Dear Mathoverflowers:
I am interested in radial positive solutions of $-\Delta u(r) = r^\alpha u(r)^p$ in the unit ball in $ R^N$ with $ u=0$ on the boundary.
Here $p>1$ and $ \alpha >0$. (There is a positive solution provided $ p<\frac{N+2+2\alpha}{N-2}$, Ni 82).
I am interested in when I can say the associated linearized operator $L:= -\Delta - p r^\alpha u(r)^{p-1}$ does not have zero as an eigenvalue.
Are there any standard methods for attempting to show this?
thanks in advance.
craig
$L$ is invertible if $pr^\alpha u(r)^{p-1}$ is small in a certain sense, cf. Gilbrag-Trudinger. In the general case I don't know anything except to mention the Fredholm or spectral theories. If you need a result for a particular $u$ (and $\alpha$ and $p$) perhaps there are some rigorous numerical methods. I would be interested in other answers.
Update: One potential approach would be to show first that any solution must be radially symmetric and then use ODE methods to the equation obtained.

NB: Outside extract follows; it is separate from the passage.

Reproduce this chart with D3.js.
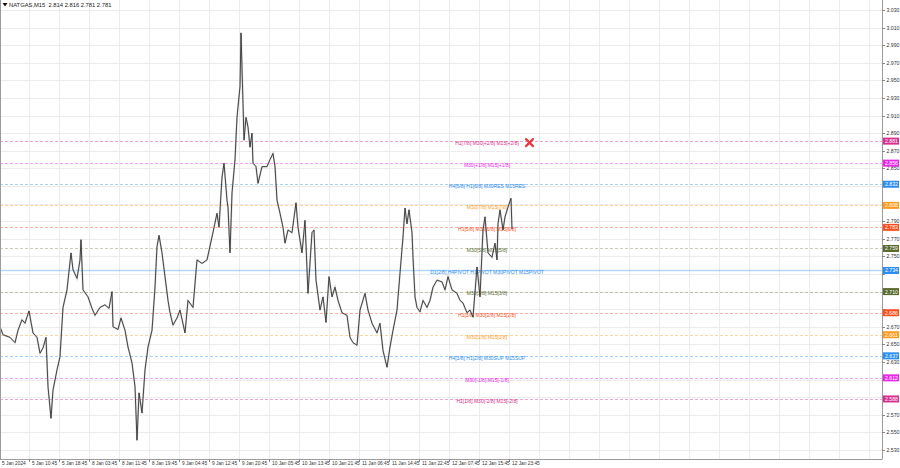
<!DOCTYPE html>
<html><head><meta charset="utf-8">
<script src="https://cdn.jsdelivr.net/npm/d3@7"></script>
<style>html,body{margin:0;padding:0;background:#fff;} svg{display:block;font-family:"Liberation Sans",Arial,sans-serif;}</style>
</head><body><svg id="c" width="900" height="468"></svg>
<script>
// ---------------- DATA ----------------
const symbolTitle = "NATGAS,M15  2.814 2.816 2.781 2.781";
const timeLabels = ["5 Jan 2024","5 Jan 10:45","5 Jan 18:45","8 Jan 03:45","8 Jan 11:45","8 Jan 19:45",
  "9 Jan 04:45","9 Jan 12:45","9 Jan 20:45","10 Jan 05:45","10 Jan 13:45","10 Jan 21:45",
  "11 Jan 06:45","11 Jan 14:45","11 Jan 22:45","12 Jan 07:45","12 Jan 15:45","12 Jan 23:45"];
const priceTicks = [3.030,3.010,2.990,2.970,2.950,2.930,2.910,2.890,2.870,2.850,2.830,2.810,2.790,
  2.770,2.750,2.730,2.710,2.690,2.670,2.650,2.630,2.610,2.590,2.570,2.550,2.530];
// bar position (chart bars) and price
const bars = [0,3,10,15,18,22,25,29,33,37,40,43,46,48,51,53,57,60,63,67,71,73,77,80,81,83,88,92,95,100,
  105,109,112,113,118,121,125,128,132,135,137,139,142,145,148,152,155,157,159,162,165,168,170,173,177,180,
  185,188,193,197,202,207,212,217,219,222,224,227,228,230,232,235,237,238,240,241,243,244,246,248,250,252,
  253,256,258,262,267,270,273,275,277,280,283,285,288,292,296,298,302,305,308,312,314,316,320,323,326,329,
  332,335,338,342,347,350,353,357,360,365,368,372,377,380,383,387,390,393,397,400,403,405,407,409,412,413,
  415,417,420,423,427,430,433,437,442,445,448,452,457,460,463,467,470,473,477,480,483,485,488,492,495,497,
  498,500,503,505,508,511,512];
const prices = [2.670,2.661,2.658,2.652,2.666,2.678,2.674,2.688,2.663,2.658,2.640,2.646,2.658,2.602,2.566,
  2.598,2.621,2.636,2.692,2.712,2.754,2.735,2.725,2.746,2.769,2.712,2.704,2.691,2.683,2.692,
  2.695,2.691,2.710,2.670,2.667,2.680,2.666,2.647,2.629,2.602,2.541,2.595,2.572,2.621,2.647,2.666,2.715,2.761,
  2.774,2.754,2.727,2.700,2.686,2.672,2.680,2.689,
  2.663,2.700,2.692,2.746,2.742,2.746,2.772,2.799,2.783,2.840,2.856,2.814,2.806,2.754,2.822,2.860,2.908,2.920,
  2.943,3.004,2.924,2.882,2.908,2.897,2.874,2.890,
  2.856,2.852,2.833,2.852,2.852,2.860,2.867,2.852,2.814,2.799,2.783,2.765,2.780,2.777,2.811,2.783,2.754,2.791,
  2.708,2.777,2.780,2.723,2.689,2.704,2.675,2.727,
  2.704,2.715,2.700,2.686,2.683,2.658,2.652,2.649,2.689,2.708,2.689,2.674,2.663,2.674,2.643,2.624,2.647,2.666,
  2.689,2.731,2.772,2.805,2.787,2.803,2.777,2.749,
  2.704,2.692,2.687,2.700,2.692,2.700,2.715,2.723,2.721,2.712,2.727,2.712,2.708,2.700,2.697,2.686,2.689,2.681,
  2.738,2.704,2.780,2.795,2.754,2.749,2.765,2.746,
  2.787,2.803,2.780,2.795,2.806,2.816,2.781];
const levelPrices = [2.881,2.856,2.832,2.808,2.783,2.759,2.734,2.710,2.686,2.661,2.637,2.612,2.588];
const levelTexts = ["H1[7/8] M30[+2/8] M15[+2/8]","M30[+1/8] M15[+1/8]","H4[5/8] H1[6/8] M30RES M15RES",
  "M30[7/8] M15[7/8]","H1[5/8] M30[6/8] M15[6/8]","M30[5/8] M15[5/8]","D1[2/8] H4PIVOT H1PIVOT M30PIVOT M15PIVOT",
  "M30[3/8] M15[3/8]","H1[3/8] M30[2/8] M15[2/8]","M30[1/8] M15[1/8]","H4[3/8] H1[2/8] M30SUP M15SUP",
  "M30[-1/8] M15[-1/8]","H1[1/8] M30[-2/8] M15[-2/8]"];
const levelKinds = ["pink","magenta","blue","orange","red","olive","pivot","olive","red","orange","blue","magenta","pink"];
const alertMark = {bar: 530, price: 2.881};

// ---------------- STYLE ----------------
const palette = {pink:"#d92e8e", magenta:"#ea28ea", blue:"#2b8ef0", pivot:"#2b8ef0",
  orange:"#ff9a1c", red:"#ff4d1c", olive:"#5a6a2c"};
const W = 900, H = 468, plotR = 882, plotB = 459;

const svg = d3.select("#c");
const x = d3.scaleLinear().domain([0, 900]).range([-0.5, 899.5]);
const y = d3.scaleLinear().domain([2.530, 3.030]).range([450, 10]);

svg.append("rect").attr("width", W).attr("height", H).attr("fill", "#fff");

// grid
const g = svg.append("g");
const gridBars = d3.range(0, 882, 30);
g.selectAll(".vg").data(gridBars).join("line")
  .attr("x1", d => x(d)).attr("x2", d => x(d)).attr("y1", 0).attr("y2", plotB)
  .attr("stroke", "#ececec").attr("stroke-width", 1);
g.selectAll(".hg").data(priceTicks).join("line")
  .attr("x1", 0).attr("x2", plotR).attr("y1", d => Math.round(y(d)) + 0.5).attr("y2", d => Math.round(y(d)) + 0.5)
  .attr("stroke", "#ececec").attr("stroke-width", 1);

// level lines
const levels = levelPrices.map((p, i) => ({p, t: levelTexts[i], k: levelKinds[i]}));
svg.append("g").selectAll("line").data(levels).join("line")
  .attr("x1", 0).attr("x2", plotR)
  .attr("y1", d => Math.round(y(d.p)) + 0.5).attr("y2", d => Math.round(y(d.p)) + 0.5)
  .attr("stroke", d => palette[d.k])
  .attr("stroke-opacity", d => d.k === "pivot" ? 0.35 : (d.k === "olive" ? 0.32 : 0.42))
  .attr("stroke-width", d => d.k === "pivot" ? 1.4 : 1)
  .attr("stroke-dasharray", d => d.k === "pivot" ? null : "3,2");

// level texts
svg.append("g").selectAll("text").data(levels).join("text")
  .attr("x", 487).attr("y", d => y(d.p) + 3.8)
  .attr("text-anchor", "middle").attr("font-size", 5.0)
  .attr("fill", d => palette[d.k]).text(d => d.t);

// price line
const series = bars.map((b, i) => [b, prices[i]]);
const line = d3.line().x(d => x(d[0]) + 0.5).y(d => y(d[1]));
svg.append("path").datum(series).attr("d", line).attr("fill", "none")
  .attr("stroke", "#a8a8a8").attr("stroke-width", 1.8).attr("stroke-opacity", 0.5);
svg.append("path").datum(series).attr("d", line).attr("fill", "none")
  .attr("stroke", "#2a2a2a").attr("stroke-width", 0.85);

// alert X
const ax = x(alertMark.bar), ay = y(alertMark.price) + 1.5;
svg.append("path").attr("d", `M${ax-3.5},${ay-3.5}L${ax+3.5},${ay+3.5}M${ax+3.5},${ay-3.5}L${ax-3.5},${ay+3.5}`)
  .attr("stroke", "#e8383d").attr("stroke-width", 2.2).attr("stroke-linecap", "round");

// frame
svg.append("line").attr("x1", plotR + 0.5).attr("x2", plotR + 0.5).attr("y1", 0).attr("y2", plotB)
  .attr("stroke", "#9b9b9b");
svg.append("line").attr("x1", 0).attr("x2", plotR + 0.5).attr("y1", plotB + 0.5).attr("y2", plotB + 0.5)
  .attr("stroke", "#9b9b9b");
svg.append("line").attr("x1", 0.5).attr("x2", 0.5).attr("y1", 0).attr("y2", plotB)
  .attr("stroke", "#9b9b9b");

// price axis (tick labels covered by a level box are not shown, as in the terminal)
const pa = svg.append("g");
const visibleTicks = priceTicks.filter(t => levelPrices.every(p => Math.abs(y(t) - y(p)) > 4));
pa.selectAll("line").data(priceTicks).join("line")
  .attr("x1", plotR).attr("x2", plotR + 3).attr("y1", d => Math.round(y(d)) + 0.5).attr("y2", d => Math.round(y(d)) + 0.5)
  .attr("stroke", "#888");
pa.selectAll("text").data(visibleTicks).join("text")
  .attr("x", plotR + 4.5).attr("y", d => y(d) + 2)
  .attr("font-size", 5.2).attr("fill", "#333").text(d => d.toFixed(3));

// time axis
const ta = svg.append("g");
ta.selectAll("line").data(timeLabels).join("line")
  .attr("x1", (d, i) => x(i * 30)).attr("x2", (d, i) => x(i * 30))
  .attr("y1", plotB).attr("y2", plotB + 3).attr("stroke", "#888");
ta.selectAll("text").data(timeLabels).join("text")
  .attr("x", (d, i) => x(i * 30) + 2.5).attr("y", 465)
  .attr("font-size", 4.8).attr("fill", "#333").text(d => d);

// level price boxes
const lb = svg.append("g").selectAll("g").data(levels).join("g")
  .attr("transform", d => `translate(${plotR + 1},${y(d.p)})`);
lb.append("rect").attr("x", 0).attr("y", -3.5).attr("width", 16).attr("height", 7)
  .attr("fill", d => palette[d.k]);
lb.append("text").attr("x", 2).attr("y", 1.9).attr("font-size", 5.2).attr("fill", "#fff")
  .text(d => d.p.toFixed(3));

// title
svg.append("path").attr("d", "M2.5,3L7.5,3L5,6.5Z").attr("fill", "#111");
svg.append("text").attr("x", 9).attr("y", 7).attr("font-size", 5.8).attr("fill", "#222")
  .attr("xml:space", "preserve").style("white-space", "pre").text(symbolTitle);
</script></body></html>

Here I explain where the original problem is coming from, since it is quite possible I don't need what I am asking for.
I am interested in obtaining positive solutions of the equation $ -\Delta u(x) + t H(u) = g(t,x) u^p $ in $B$ with $ u=0$ on the boundary of $B$. Here $H$ is some second order linear elliptic operator, $t \in R$. My interest is in obtaining positive solutions $u$ for a various values of $t$ close to zero (I don't care if I can only get solutions for $t$ on one side of zero. Also $ g(0,x) =|x|^\alpha$. Also $p$ is in general supercritical. So what I was attempting to do what perturb off of the radial positive solution using the implicit function theorem, and this was why I needed the non-degeneracy. But I would be happy to use another abstract result that would allow me to obtain solutions by perturbing off of the radial solution.
thanks for all your help.